La décision des EAU traduit également leur volonté de sortir progressivement de la guerre au Yémen dont le coût est devenu trop élevé et dont la victoire ne semble pas à portée de main. Les déclarations des responsables émiratis expriment cet état d’esprit. Un haut responsable a indiqué que le retrait visait à soutenir le cessez-le-feu fragile négocié en décembre dernier par l’Onu à Al-Hodeida. Les EAU ont aussi fait savoir qu’ils souhaitaient voir le processus de paix élargi dans le sens d’un accord de paix plus large, assorti d’échéances couvrant l’ensemble du pays. Cette position en faveur d’un arrêt rapide de la guerre, privilégiant la voie des négociations, montre un changement dans la position des EAU, qui avaient auparavant estimé qu’un sérieux revers des Houthis — symbolisé par la prise du port stratégique d’Al-Hodeida par la coalition menée par Riyad — était un préalable à l’engagement de négociation.
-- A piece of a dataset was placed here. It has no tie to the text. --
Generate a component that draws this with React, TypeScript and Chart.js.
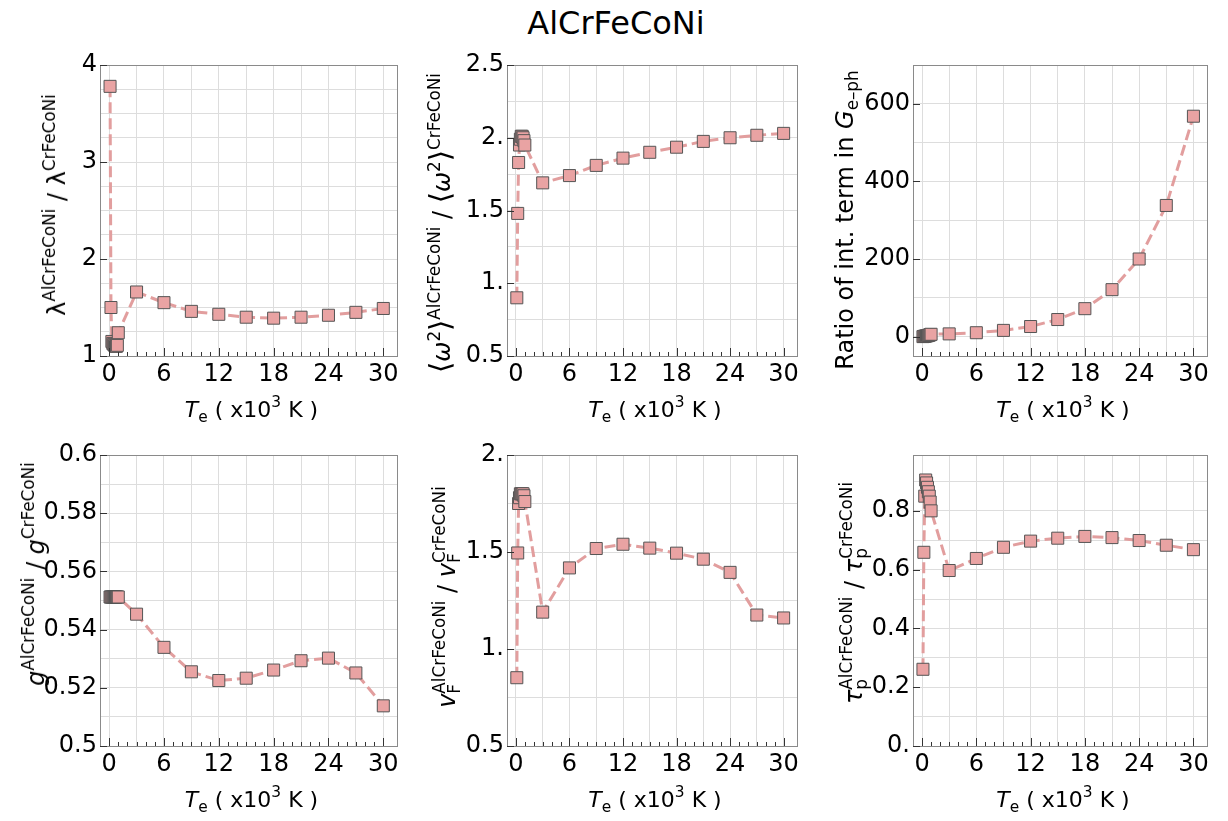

Les Etats-Unis semblent avoir joué un rôle dans la décision d’Abu-Dhabi. En dépit de leur soutien à la coalition anti-Houthis, les dirigeants du Pentagone, à leur tête l’ancien secrétaire à la Défense Jim Mattis, ont averti à plusieurs reprises que la victoire militaire n’est pas possible, invitant l’Arabie saoudite et les EAU à négocier un règlement politique. D’autres responsables américains, dont l’ancien secrétaire d’Etat John Kerry et l’influent sénateur républicain Lindsey Graham, ont aussi encouragé les Emiratis à arrêter leur offensive pour la prise d’Al-Hodeida et à favoriser la négociation.